Lancé en juillet dernier, le satellite européen, qui a d’abord pour mission de percer les secrets de la matière noire et de l’énergie sombre, principales composantes de l’Univers, montre qu’il sait aussi restituer la lumière avec une précision inédite.
Un peu plus de quatre mois après son lancement, le télescope spatial Euclid, de l’Agence spatiale européenne (ESA), donne un premier aperçu, ce mardi, de ses incroyables capacités techniques. Cinq images affinées pendant trois mois par Jean-Charles Cuillandre, astronome au Commissariat aux énergies alternatives et à l’énergie atomique (CEA). Lui-même n’en revient pas : « Cette résolution, c’est renversant. On voit l’Univers tel qu’on ne l’a jamais vu auparavant. »
« On sait maintenant que Euclid va réaliser l’objectif qu’on s’est donné. Il n’y a pas de défaut. Pour ceux qui ont réalisé la machine, c’est un succès total », se réjouit David Elbaz, directeur scientifique du département d’astrophysique du CEA Saclay. Cap sur cinq destinations lointaines.
« C’est une véritable tapisserie de galaxies. Il y en a environ 100 000. Tous ces petits points, ces petits blocs, c’est l’histoire de l’Univers qui se déroule sous nos yeux. On n’en avait jamais vu autant d’un seul coup », raconte Jean-Charles Cuillandre. Parmi les plus faibles, beaucoup n’avaient jamais été repérées. « C’est assez unique. On voit bien que d’un point de vue technique Euclid fonctionne à merveille », commente David Elbaz. La nébuleuse à la tête de cheval
C’est un objet céleste emblématique, déjà capturé par Hubble. « Sauf que là on a une vision de tout le panorama, souligne David Elbaz. On admire notamment au-dessus de la tête de cheval, une nuée bleue qu’on ne voit pas dans l’image de Hubble. Cela vient du gaz d’hydrogène ionisé. C’est intéressant car l’hydrogène est l’élément le plus abondant de l’univers et quand il est ionisé, on sait que signifie naissances d’étoiles. Cette lumière, c’est un peu comme le premier cri des étoiles qui viennent de naître. » L’astrophysicien ajoute que les poussières rouges sont, à l’inverse, les restes d’étoiles mortes et qu’en bas à gauche, la source intense de lumière est une pouponnière d’étoiles, bel et bien nées. « On a, en une image, trois étapes de la vie de ces astres. »
La galaxie spirale IC342
On la surnomme parfois la « galaxie cachée », sa proximité apparente avec les étoiles, les nuages de gaz et de poussières de notre propre galaxie, la Voie lactée, pouvant rendre son observation plus difficile. « Cette galaxie IC342 est environnée d’une quantité extraordinaire d’étoiles de la Voie lactée.

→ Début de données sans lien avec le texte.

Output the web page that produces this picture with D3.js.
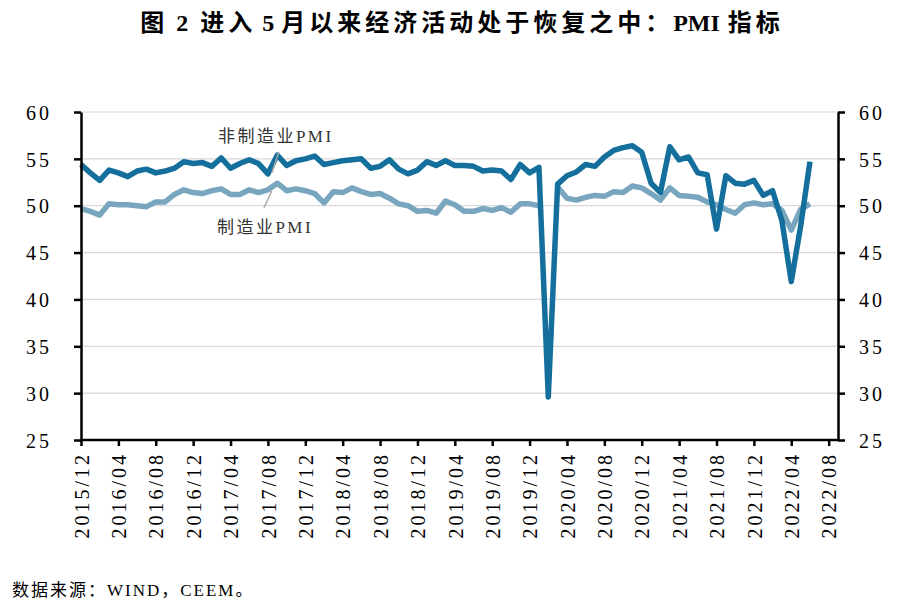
<!DOCTYPE html>
<html>
<head>
<meta charset="utf-8">
<script src="https://cdn.jsdelivr.net/npm/d3@7"></script>
<style>
  body { margin: 0; background: #fff; }
  svg { display: block; }
  .num { font-family: "Liberation Serif", "Times New Roman", serif; font-size: 20px; letter-spacing: 3px; fill: #000; }
  .cjk { font-family: "Liberation Serif", "Noto Sans CJK SC", serif; }
</style>
</head>
<body>
<div id="chart"></div>
<script>
// PMI chart, 2015/12 - 2022/06, monthly

const startMonth = "2015/12";

// 非制造业PMI
const nonManufacturing = [
  54.4,
  53.5, 52.7, 53.8, 53.5, 53.1, 53.7, 53.9, 53.5, 53.7, 54.0, 54.7, 54.5,
  54.6, 54.2, 55.1, 54.0, 54.5, 54.9, 54.5, 53.4, 55.4, 54.3, 54.8, 55.0,
  55.3, 54.4, 54.6, 54.8, 54.9, 55.0, 54.0, 54.2, 54.9, 53.9, 53.4, 53.8,
  54.7, 54.3, 54.8, 54.3, 54.3, 54.2, 53.7, 53.8, 53.7, 52.8, 54.4, 53.5,
  54.1, 29.6, 52.3, 53.2, 53.6, 54.4, 54.2, 55.2, 55.9, 56.2, 56.4, 55.7,
  52.4, 51.4, 56.3, 54.9, 55.2, 53.5, 53.3, 47.5, 53.2, 52.4, 52.3, 52.7,
  51.1, 51.6, 48.4, 41.9, 47.8, 54.7
];

// 制造业PMI (2020/02 not drawn in the source chart)
const manufacturing = [
  49.7,
  49.4, 49.0, 50.2, 50.1, 50.1, 50.0, 49.9, 50.4, 50.4, 51.2, 51.7, 51.4,
  51.3, 51.6, 51.8, 51.2, 51.2, 51.7, 51.4, 51.7, 52.4, 51.6, 51.8, 51.6,
  51.3, 50.3, 51.5, 51.4, 51.9, 51.5, 51.2, 51.3, 50.8, 50.2, 50.0, 49.4,
  49.5, 49.2, 50.5, 50.1, 49.4, 49.4, 49.7, 49.5, 49.8, 49.3, 50.2, 50.2,
  50.0, null, 52.0, 50.8, 50.6, 50.9, 51.1, 51.0, 51.5, 51.4, 52.1, 51.9,
  51.3, 50.6, 51.9, 51.1, 51.0, 50.9, 50.4, 50.1, 49.6, 49.2, 50.1, 50.3,
  50.1, 50.2, 49.5, 47.4, 49.6, 50.2
];

const xTickLabels = [
  "2015/12", "2016/04", "2016/08", "2016/12", "2017/04", "2017/08", "2017/12",
  "2018/04", "2018/08", "2018/12", "2019/04", "2019/08", "2019/12", "2020/04",
  "2020/08", "2020/12", "2021/04", "2021/08", "2021/12", "2022/04", "2022/08"
];
const yTicks = [25, 30, 35, 40, 45, 50, 55, 60];

// title pieces: [text, isCJK, gap before]
const titleParts = [
  ["图", true, 0], ["2", false, 8], ["进入", true, 12], ["5", false, 6],
  ["月以来经济活动处于恢复之中：", true, 7], ["PMI", false, 0], ["指标", true, 8]
];

const width = 912, height = 610;
const margin = { top: 112, right: 74, bottom: 170, left: 81 };
const innerW = width - margin.left - margin.right;
const innerH = height - margin.top - margin.bottom;

// month index from "YYYY/MM"
const [y0, m0] = startMonth.split("/").map(Number);
const monthIndex = s => {
  const [y, m] = s.split("/").map(Number);
  return (y - y0) * 12 + (m - m0);
};

const svg = d3.select("#chart").append("svg")
  .attr("width", width)
  .attr("height", height);

const g = svg.append("g").attr("transform", `translate(${margin.left},${margin.top})`);

const x = d3.scaleLinear().domain([0, monthIndex("2022/09")]).range([0, innerW]);
const y = d3.scaleLinear().domain([25, 60]).range([innerH, 0]);

// gridlines
g.append("g")
  .selectAll("line")
  .data(yTicks.filter(d => d > 25))
  .join("line")
  .attr("x1", 0).attr("x2", innerW)
  .attr("y1", d => y(d)).attr("y2", d => y(d))
  .attr("stroke", "#d9d9d9")
  .attr("stroke-width", 1.2);

// lines
const line = d3.line()
  .defined(d => d != null)
  .x((d, i) => x(i))
  .y(d => y(d));

g.append("path")
  .datum(manufacturing)
  .attr("fill", "none")
  .attr("stroke", "#79a6bf")
  .attr("stroke-width", 5.5)
  .attr("stroke-linejoin", "round")
  .attr("d", line);

g.append("path")
  .datum(nonManufacturing)
  .attr("fill", "none")
  .attr("stroke", "#156f9d")
  .attr("stroke-width", 5.5)
  .attr("stroke-linejoin", "round")
  .attr("d", line);

// axes
const styleAxis = sel => {
  sel.select(".domain").attr("stroke", "#000").attr("stroke-width", 2.5);
  sel.selectAll(".tick line").attr("stroke", "#000").attr("stroke-width", 2.5);
  sel.selectAll(".tick text").attr("class", "num").attr("fill", "#000");
};

const yLeft = g.append("g")
  .call(d3.axisLeft(y).tickValues(yTicks).tickSize(7).tickSizeOuter(0).tickPadding(22))
  .call(styleAxis);
yLeft.selectAll(".tick text").attr("dy", "0.36em");

const yRight = g.append("g")
  .attr("transform", `translate(${innerW},0)`)
  .call(d3.axisRight(y).tickValues(yTicks).tickSize(7).tickSizeOuter(0).tickPadding(14))
  .call(styleAxis);
yRight.selectAll(".tick text").attr("dy", "0.36em");

const xAxis = g.append("g")
  .attr("transform", `translate(0,${innerH})`)
  .call(d3.axisBottom(x)
    .tickValues(xTickLabels.map(monthIndex))
    .tickFormat(i => xTickLabels.find(s => monthIndex(s) === i))
    .tickSize(6).tickSizeOuter(0))
  .call(styleAxis);
xAxis.select(".domain").attr("d", `M0,0H${innerW}`);
xAxis.selectAll(".tick text")
  .attr("text-anchor", "end")
  .attr("transform", "rotate(-90)")
  .attr("x", -12)
  .attr("y", 0)
  .attr("dy", "0.36em");

// series labels with leader lines
const labels = [
  { text: "非制造业PMI", month: "2017/08", value: nonManufacturing[monthIndex("2017/08")],
    lx: -50, ly: -32, x1: 11, y1: -22, x2: 4, y2: -1 },
  { text: "制造业PMI", month: "2017/08", value: manufacturing[monthIndex("2017/08")],
    lx: -51, ly: 43, x1: -4, y1: 18, x2: 4, y2: 1 }
];

const ann = g.append("g");
labels.forEach(d => {
  const px = x(monthIndex(d.month)), py = y(d.value);
  ann.append("line")
    .attr("x1", px + d.x1).attr("y1", py + d.y1)
    .attr("x2", px + d.x2).attr("y2", py + d.y2)
    .attr("stroke", "#a6a6a6")
    .attr("stroke-width", 1.5);
  ann.append("text")
    .attr("class", "cjk")
    .attr("x", px + d.lx)
    .attr("y", py + d.ly)
    .attr("font-size", 17)
    .attr("letter-spacing", 2.5)
    .attr("fill", "#333")
    .text(d.text);
});

// title
const title = svg.append("text")
  .attr("class", "cjk")
  .attr("x", 462)
  .attr("y", 31)
  .attr("text-anchor", "middle")
  .attr("font-size", 24)
  .attr("font-weight", "bold")
  .attr("fill", "#000");
title.selectAll("tspan")
  .data(titleParts)
  .join("tspan")
  .attr("dx", d => d[2])
  .attr("letter-spacing", d => d[1] ? 4 : 0)
  .text(d => d[0]);

// source
svg.append("text")
  .attr("class", "cjk")
  .attr("x", 12)
  .attr("y", 596)
  .attr("font-size", 17)
  .attr("letter-spacing", 2)
  .attr("fill", "#000")
  .text("数据来源：WIND，CEEM。");
</script>
</body>
</html>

Cette image est une validation des prouesses techniques du télescope. C’est un peu comme si on faisait une photo d’un chat à travers les feuilles d’une haie », illustre David Elbaz. « Je n’ai jamais vu autant de détails dans une image. Je pense que c’est le portrait le plus fin jamais pris d’une galaxie », s’enthousiasme Jean-Charles Cuillandre. « Quand vous regardez les images d’Euclid, il y a de l’information dans chacun des pixels. »
L’amas globulaire NGC 6397
Voilà des étoiles liées les unes aux autres par la gravité. « Nous sommes là dans la structure même de notre propre galaxie. En une image, on voulait montrer l’aspect cristallin, clair, des images d’Euclid », commente Jean-Charles Cuillandre. « Dans cet amas globulaire, 400 000 étoiles sont concentrées. On les voit individuellement, on voit leurs couleurs ! », s’émerveille David Elbaz. « Certains affirment que c’est au cœur de ce genre de structures que naissent des trous noirs de type intermédiaire. On pense que ces amas globulaires sont nés de la collision de galaxies. »
La galaxie irrégulière NGC 6822
Une galaxie, vraiment ? « On pourrait croire qu’il s’agit d’un amas d’étoiles », reconnaît David Elbaz. « C’est la plus proche galaxie de nous, en dehors des satellites de la Voie lactée. » Il se pourrait d’ailleurs qu’elle ait été déformée après être passée un peu trop près de notre galaxie. NGC 6822 a également été immortalisée par le télescope spatial James Webb. « Ici, on peut voir chaque étoile individuellement, même les plus faibles », assure Jean-Charles Cuillandre.